Let’s say “imitation” milks are, to some extent, trading on milk’s healthy halo. Even then, it’s not clear how best to protect naïve consumers, given that this healthy halo may itself be a sham. First of all, it’s not like dairy milk isn’t also spiked with nutrients that boost its healthy claims. (Pure, unprocessed skim milk would be light on vitamins A and D.) And second, despite the fact that milk has long been promoted as a health food by the dairy lobby and the U.S. government, there isn’t solid evidence that it’s really good for you.

A large-scale, expert review of the science on milk consumption, conducted on behalf of the International Chair on Cardiometabolic Risk and published in 2016 concluded that there is a “neutral effect of milk intake on health outcomes.” When the researchers looked at coronary heart disease, stroke, Type 2 diabetes, and bone fractures, they found that drinking milk didn’t seem to have much impact whatsoever.

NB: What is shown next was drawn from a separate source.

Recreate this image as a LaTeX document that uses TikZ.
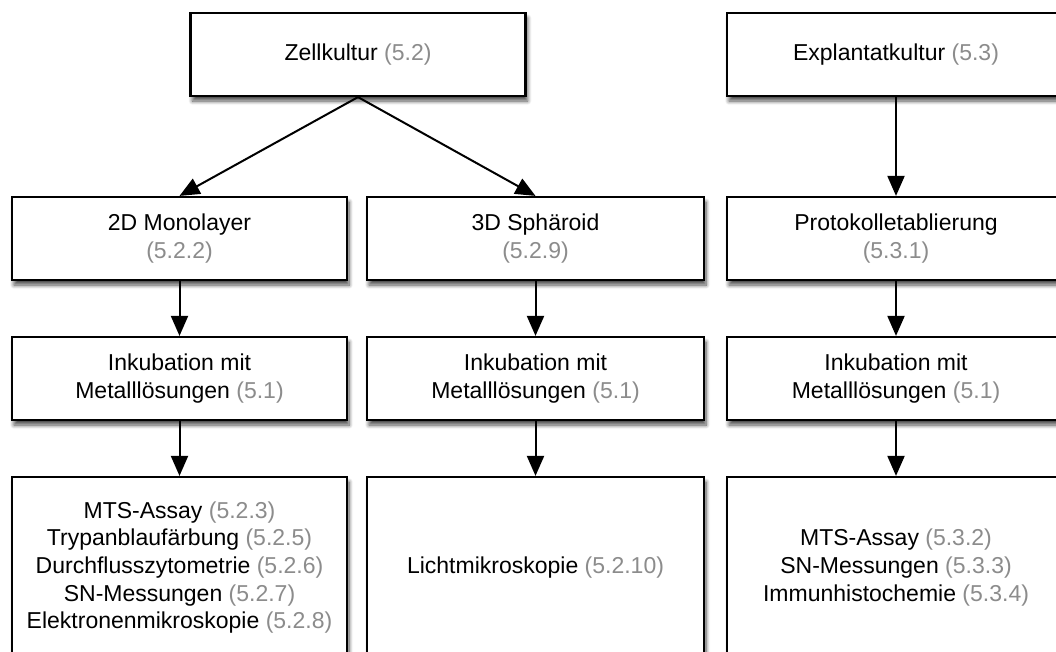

This lack of evidence, the experts said, “raises the question” of whether milk should continue to be included in guidelines for healthy eating.

Wiley says the scientific evidence connecting milk consumption and growth is also questionable. In any case, she argues, the decline in milk consumption may be related to the fact that “growth” itself isn’t as desirable as it used to be. In America, at least, many of our most debilitating diseases are now associated with excessive growth—overeating, obesity—so we’re less invested in the idea that milk is a magic potion to make our bodies bigger. (As milk consumption falls at home, she says, it’s been on the rise in the developing world, particularly in India and China, where the idea of growth has more currency.) Plant-based milks, for their part, often come with extra sugar and other additives, and there isn’t much reason to believe they’re any better for your health than dairy milk. If you want a healthy beverage, drink water.

If milk’s healthy halo might have been a marketing sham to begin with, then how should we think about—and regulate—the so-called imitation milks? On one hand, there’s not much reason to protect milk’s reputation as a “perfect food.” On the other, it might be even worse to let its suspect halo be expanded, such that it encircles lots of other products. Maybe it would be easiest to do away with the misleading “milk” brand altogether. One high-end almond milk producer is already moving in that direction: To avoid confusing customers, it changed the name of its product to malk.